> What you are asked to do: Transcribe each line of the material as it is, and drop any picture.

> Data shown:

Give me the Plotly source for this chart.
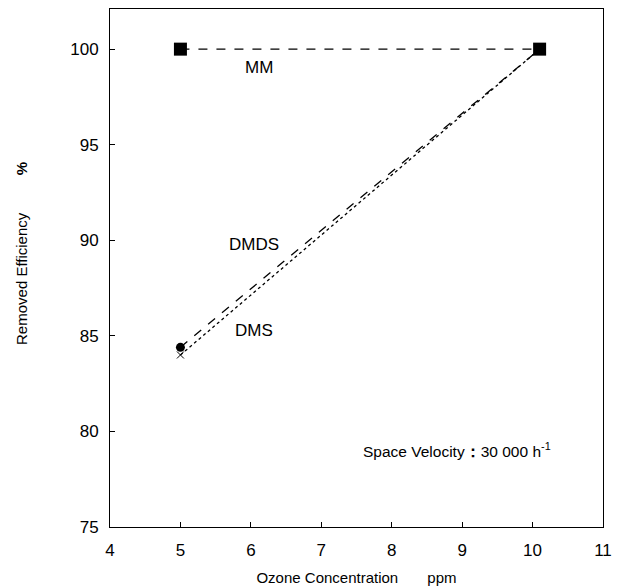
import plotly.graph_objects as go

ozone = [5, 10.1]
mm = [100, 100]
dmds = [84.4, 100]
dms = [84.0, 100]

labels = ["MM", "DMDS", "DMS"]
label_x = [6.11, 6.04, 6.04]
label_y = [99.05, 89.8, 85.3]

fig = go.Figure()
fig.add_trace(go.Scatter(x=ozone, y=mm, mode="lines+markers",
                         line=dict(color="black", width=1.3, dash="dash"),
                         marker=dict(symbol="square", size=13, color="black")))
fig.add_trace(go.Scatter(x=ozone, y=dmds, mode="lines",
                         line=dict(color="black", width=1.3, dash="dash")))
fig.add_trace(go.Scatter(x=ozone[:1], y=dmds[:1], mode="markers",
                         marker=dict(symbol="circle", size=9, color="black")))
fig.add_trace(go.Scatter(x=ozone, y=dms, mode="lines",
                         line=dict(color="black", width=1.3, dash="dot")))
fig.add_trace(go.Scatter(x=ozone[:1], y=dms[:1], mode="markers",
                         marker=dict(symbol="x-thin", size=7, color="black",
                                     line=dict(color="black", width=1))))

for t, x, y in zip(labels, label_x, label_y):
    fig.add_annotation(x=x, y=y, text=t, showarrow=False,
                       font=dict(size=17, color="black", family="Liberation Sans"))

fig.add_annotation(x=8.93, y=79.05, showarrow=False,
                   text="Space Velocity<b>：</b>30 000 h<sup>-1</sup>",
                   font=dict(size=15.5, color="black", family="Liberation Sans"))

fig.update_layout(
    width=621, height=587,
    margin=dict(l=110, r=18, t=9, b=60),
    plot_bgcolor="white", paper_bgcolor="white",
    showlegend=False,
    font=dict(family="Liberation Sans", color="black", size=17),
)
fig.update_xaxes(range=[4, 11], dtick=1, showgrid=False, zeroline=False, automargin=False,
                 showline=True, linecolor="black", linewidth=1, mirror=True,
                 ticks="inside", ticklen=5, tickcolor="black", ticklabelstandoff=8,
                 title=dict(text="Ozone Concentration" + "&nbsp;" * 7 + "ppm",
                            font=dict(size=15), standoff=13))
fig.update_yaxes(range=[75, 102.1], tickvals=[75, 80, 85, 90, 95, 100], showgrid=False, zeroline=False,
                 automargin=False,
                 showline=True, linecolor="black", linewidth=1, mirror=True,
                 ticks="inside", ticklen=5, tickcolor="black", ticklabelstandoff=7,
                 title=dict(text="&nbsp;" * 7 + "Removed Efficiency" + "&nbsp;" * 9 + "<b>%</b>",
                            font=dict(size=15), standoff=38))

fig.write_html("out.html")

> Output below:
Give me the Plotly source for this chart.
import plotly.graph_objects as go

ozone = [5, 10.1]
mm = [100, 100]
dmds = [84.4, 100]
dms = [84.0, 100]

labels = ["MM", "DMDS", "DMS"]
label_x = [6.11, 6.04, 6.04]
label_y = [99.05, 89.8, 85.3]

fig = go.Figure()
fig.add_trace(go.Scatter(x=ozone, y=mm, mode="lines+markers",
                         line=dict(color="black", width=1.3, dash="dash"),
                         marker=dict(symbol="square", size=13, color="black")))
fig.add_trace(go.Scatter(x=ozone, y=dmds, mode="lines",
                         line=dict(color="black", width=1.3, dash="dash")))
fig.add_trace(go.Scatter(x=ozone[:1], y=dmds[:1], mode="markers",
                         marker=dict(symbol="circle", size=9, color="black")))
fig.add_trace(go.Scatter(x=ozone, y=dms, mode="lines",
                         line=dict(color="black", width=1.3, dash="dot")))
fig.add_trace(go.Scatter(x=ozone[:1], y=dms[:1], mode="markers",
                         marker=dict(symbol="x-thin", size=7, color="black",
                                     line=dict(color="black", width=1))))

for t, x, y in zip(labels, label_x, label_y):
    fig.add_annotation(x=x, y=y, text=t, showarrow=False,
                       font=dict(size=17, color="black", family="Liberation Sans"))

fig.add_annotation(x=8.93, y=79.05, showarrow=False,
                   text="Space Velocity<b>：</b>30 000 h<sup>-1</sup>",
                   font=dict(size=15.5, color="black", family="Liberation Sans"))

fig.update_layout(
    width=621, height=587,
    margin=dict(l=110, r=18, t=9, b=60),
    plot_bgcolor="white", paper_bgcolor="white",
    showlegend=False,
    font=dict(family="Liberation Sans", color="black", size=17),
)
fig.update_xaxes(range=[4, 11], dtick=1, showgrid=False, zeroline=False, automargin=False,
                 showline=True, linecolor="black", linewidth=1, mirror=True,
                 ticks="inside", ticklen=5, tickcolor="black", ticklabelstandoff=8,
                 title=dict(text="Ozone Concentration" + "&nbsp;" * 7 + "ppm",
                            font=dict(size=15), standoff=13))
fig.update_yaxes(range=[75, 102.1], tickvals=[75, 80, 85, 90, 95, 100], showgrid=False, zeroline=False,
                 automargin=False,
                 showline=True, linecolor="black", linewidth=1, mirror=True,
                 ticks="inside", ticklen=5, tickcolor="black", ticklabelstandoff=7,
                 title=dict(text="&nbsp;" * 7 + "Removed Efficiency" + "&nbsp;" * 9 + "<b>%</b>",
                            font=dict(size=15), standoff=38))

fig.write_html("out.html")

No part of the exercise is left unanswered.